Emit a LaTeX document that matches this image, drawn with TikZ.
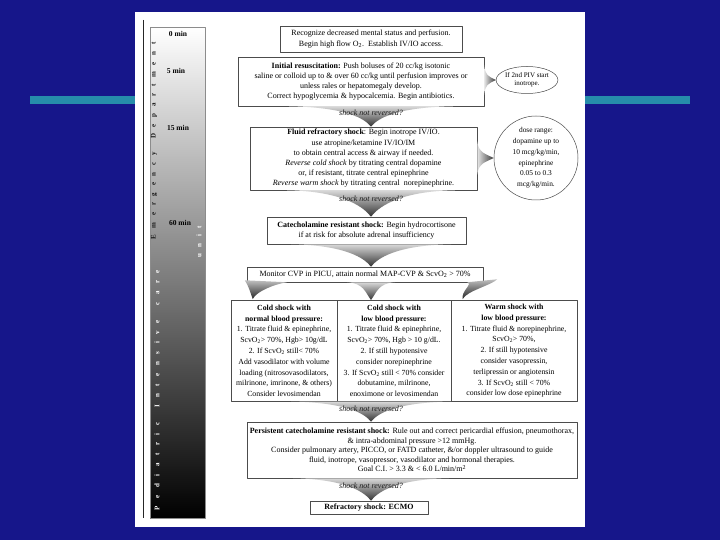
\documentclass[tikz,border=0pt]{standalone}
\usepackage{fontspec}
\setmainfont{Liberation Serif}
\usetikzlibrary{shapes.geometric,calc}

\definecolor{slideblue}{RGB}{22,22,138}
\definecolor{slidebar}{RGB}{38,140,170}

\tikzset{
  stepbox/.style={draw=black!70, line width=0.5pt, fill=white, align=center, inner sep=1pt},
  colbox/.style={stepbox, anchor=north, minimum height=101pt, font=\fontsize{7.8}{10.8}\selectfont},
  minlabel/.style={font=\fontsize{7.5}{8}\selectfont\bfseries},
  asklabel/.style={font=\fontsize{8}{9}\selectfont\itshape, text=black!90},
  unitlabel/.style={rotate=90, inner sep=0pt, font=\fontsize{7}{7}\selectfont\bfseries},
}

% shaded arrow pointing down: top centre, tip, half width
\newcommand{\flowdown}[3]{%
  \shade[top color=black!15, bottom color=black!80]
    ($(#1)+(-#3,0)$) .. controls ($(#1)+(-#3*0.3,1)$) and ($(#2)+(-6,-8)$) .. (#2)
    .. controls ($(#2)+(6,-8)$) and ($(#1)+(#3*0.3,1)$) .. ($(#1)+(#3,0)$) -- cycle;}
% shaded arrow pointing right: base centre, tip, half height
\newcommand{\flowright}[3]{%
  \shade[left color=black!10, right color=black!78]
    ($(#1)+(0,-#3)$) .. controls ($(#1)+(1,-#3*0.3)$) and ($(#2)+(-8,-4)$) .. (#2)
    .. controls ($(#2)+(-8,4)$) and ($(#1)+(1,#3*0.3)$) .. ($(#1)+(0,#3)$) -- cycle;}

\begin{document}
\begin{tikzpicture}[x=1pt, y=-1pt, line join=round,
    every node/.style={font=\fontsize{8}{10.2}\selectfont}]
  % Define main parameters
  \def\pw{720}   % slide width
  \def\ph{540}   % slide height
  \def\bl{150}   % time bar, left edge
  \def\br{205}   % time bar, right edge

  \useasboundingbox (0,0) rectangle (\pw,\ph);

  % Slide background and page
  \fill[slideblue] (0,0) rectangle (\pw,\ph);
  \fill[slidebar] (30,96) rectangle (690,104);
  \fill[white] (135,12) rectangle (585,527);
  \draw[black!85, line width=0.7pt] (143,20) -- (143,518);

  % Time bar
  \shade[top color=white, bottom color=black, draw=black!45] (\bl,27) rectangle (\br,518);
  \node[minlabel] (m0) at (178,34) {0 min};
  \node[minlabel] (m5) at (176,71) {5 min};
  \node[minlabel] (m15) at (178,128) {15 min};
  \node[minlabel] (m60) at (180,223) {60 min};

  \node[unitlabel, text=black!90] (ed) at (154,141)
    {\makebox[197pt][s]{E m e r g e n c y\ \ D e p a r t m e n t}};
  \node[unitlabel, text=white] (picu) at (157,390)
    {\makebox[240pt][s]{P e d i a t r i c\ \ I n t e n s i v e\ \ c a r e}};
  \node[unitlabel, text=white] (unit) at (199,242) {\makebox[32pt][s]{u n i t}};

  % Flow boxes
  \node[stepbox, minimum width=182pt, minimum height=26pt] (recog) at (371,39)
    {Recognize decreased mental status and perfusion.\\
     Begin high flow O\textsubscript{2}.\ \ Establish IV/IO access.};
  \node[stepbox, minimum width=246pt, minimum height=49pt] (init) at (361,81.5)
    {\textbf{Initial resuscitation:} Push boluses of 20 cc/kg isotonic\\
     saline or colloid up to \& over 60 cc/kg until perfusion improves or\\
     unless rales or hepatomegaly develop.\\
     Correct hypoglycemia \& hypocalcemia. Begin antibiotics.};
  \node[stepbox, ellipse, inner sep=0pt, minimum width=58pt, minimum height=27pt,
        font=\fontsize{7}{8.5}\selectfont] (piv) at (527,80)
    {If 2nd PIV start\\ inotrope.};
  \node[stepbox, minimum width=227pt, minimum height=63pt] (fluid) at (363.5,158.5)
    {\textbf{Fluid refractory shock}: Begin inotrope IV/IO.\\
     use atropine/ketamine IV/IO/IM\\
     to obtain central access \& airway if needed.\\
     \textit{Reverse cold shock} by titrating central dopamine\\
     or, if resistant, titrate central epinephrine\\
     \textit{Reverse warm shock} by titrating central\ \ norepinephrine.};
  \node[stepbox, circle, minimum size=84pt, inner sep=0pt, font=\fontsize{7.4}{10.8}\selectfont] (dose) at (536,158)
    {dose range:\\ dopamine up to\\ 10 mcg/kg/min,\\ epinephrine\\ 0.05 to 0.3\\ mcg/kg/min.};
  \node[stepbox, minimum width=199pt, minimum height=27pt] (catech) at (366.5,230.5)
    {\textbf{Catecholamine resistant shock:} Begin hydrocortisone\\
     if at risk for absolute adrenal insufficiency};
  \node[stepbox, minimum width=236pt, minimum height=15pt] (monitor) at (365,274.5)
    {Monitor CVP in PICU, attain normal MAP-CVP \& ScvO\textsubscript{2} > 70\%};

  \node[colbox, minimum width=106pt] (coldnorm) at (284,300)
    {\textbf{Cold shock with}\\ \textbf{normal blood pressure:}\\
     1. Titrate fluid \& epinephrine,\\ ScvO\textsubscript{2}> 70\%, Hgb> 10g/dL\\
     2. If ScvO\textsubscript{2} still< 70\%\\ Add vasodilator with volume\\
     loading (nitrosovasodilators,\\ milrinone, imrinone, \& others)\\
     Consider levosimendan};
  \node[colbox, minimum width=114pt] (coldlow) at (394,300)
    {\textbf{Cold shock with}\\ \textbf{low blood pressure:}\\
     1. Titrate fluid \& epinephrine,\\ ScvO\textsubscript{2}> 70\%, Hgb > 10 g/dL.\\
     2. If still hypotensive\\ consider norepinephrine\\
     3. If ScvO\textsubscript{2} still < 70\% consider\\ dobutamine, milrinone,\\
     enoximone or levosimendan};
  \node[colbox, minimum width=126pt] (warmlow) at (514,300)
    {\textbf{Warm shock with}\\ \textbf{low blood pressure:}\\
     1. Titrate fluid \& norepinephrine,\\ ScvO\textsubscript{2}> 70\%,\\
     2. If still hypotensive\\ consider vasopressin,\\
     terlipressin or angiotensin\\ 3. If ScvO\textsubscript{2} still < 70\%\\
     consider low dose epinephrine};

  \node[stepbox, minimum width=330pt, minimum height=56pt, font=\fontsize{8}{9.6}\selectfont] (persist) at (412,450)
    {\textbf{Persistent catecholamine resistant shock:} Rule out and correct pericardial effusion, pneumothorax,\\
     \& intra-abdominal pressure >12 mmHg.\\
     Consider pulmonary artery, PICCO, or FATD catheter, \&/or doppler ultrasound to guide\\
     fluid, inotrope, vasopressor, vasodilator and hormonal therapies.\\
     Goal C.I. > 3.3 \& < 6.0 L/min/m\textsuperscript{2}};
  \node[stepbox, minimum width=118pt, minimum height=13pt, font=\fontsize{8}{9}\selectfont\bfseries] (ecmo) at (369,507.5)
    {Refractory shock: ECMO};

  % Shaded arrows between boxes
  \coordinate (a1) at (init.south -| recog.north);
  \coordinate (b1) at (fluid.north -| recog.north);
  \flowdown{a1}{b1}{82}
  \node[asklabel] (q1) at ($(a1)+(0,7)$) {shock not reversed?};

  \coordinate (a2) at (fluid.south -| recog.north);
  \coordinate (b2) at (catech.north -| recog.north);
  \flowdown{a2}{b2}{84}
  \node[asklabel] (q2) at ($(a2)+(0,9)$) {shock not reversed?};

  \coordinate (a3) at (catech.south -| recog.north);
  \coordinate (b3) at (monitor.north -| recog.north);
  \flowdown{a3}{b3}{80}

  \coordinate (a4) at (monitor.south -| recog.north);
  \coordinate (b4) at (coldlow.north -| recog.north);
  \flowdown{a4}{b4}{24}

  % side sweeps to the outer columns
  \coordinate (sl1) at ($(monitor.south west)+(-2,-2)$);
  \coordinate (sl2) at ($(monitor.south west)+(40,0)$);
  \coordinate (sl3) at ($(coldnorm.north west)+(22,-1)$);
  \shade[top color=black!25, bottom color=black!85]
    (sl1) .. controls +(4,6) and +(-3,-8) .. (sl3) .. controls +(4,-8) and +(-12,2) .. (sl2) -- cycle;
  \coordinate (sr1) at ($(monitor.south east)+(14,-3)$);
  \coordinate (sr2) at ($(monitor.south east)+(-16,0)$);
  \coordinate (sr3) at ($(warmlow.north west)+(12,-1)$);
  \shade[top color=black!25, bottom color=black!85]
    (sr1) .. controls +(-6,6) and +(4,-8) .. (sr3) .. controls +(-2,-8) and +(6,2) .. (sr2) -- cycle;

  \coordinate (a5) at (coldlow.south -| recog.north);
  \coordinate (b5) at (persist.north -| recog.north);
  \flowdown{a5}{b5}{80}
  \node[asklabel] (q3) at ($(a5)+(0,7)$) {shock not reversed?};

  \coordinate (a6) at (persist.south -| recog.north);
  \coordinate (b6) at (ecmo.north -| recog.north);
  \flowdown{a6}{b6}{78}
  \node[asklabel] (q4) at ($(a6)+(0,8)$) {shock not reversed?};

  \coordinate (r1) at (init.east |- piv.west);
  \flowright{r1}{piv.west}{15}
  \coordinate (r2) at (fluid.east |- dose.west);
  \flowright{r2}{dose.west}{17}
\end{tikzpicture}
\end{document}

■ **Goal**:
Copy out each line of the data where the string "with" appears.

■ **Output below**:
Emit a LaTeX document that matches this image, drawn with TikZ.
    {\textbf{Cold shock with}\\ \textbf{normal blood pressure:}\\
     2. If ScvO\textsubscript{2} still< 70\%\\ Add vasodilator with volume\\
    {\textbf{Cold shock with}\\ \textbf{low blood pressure:}\\
    {\textbf{Warm shock with}\\ \textbf{low blood pressure:}\\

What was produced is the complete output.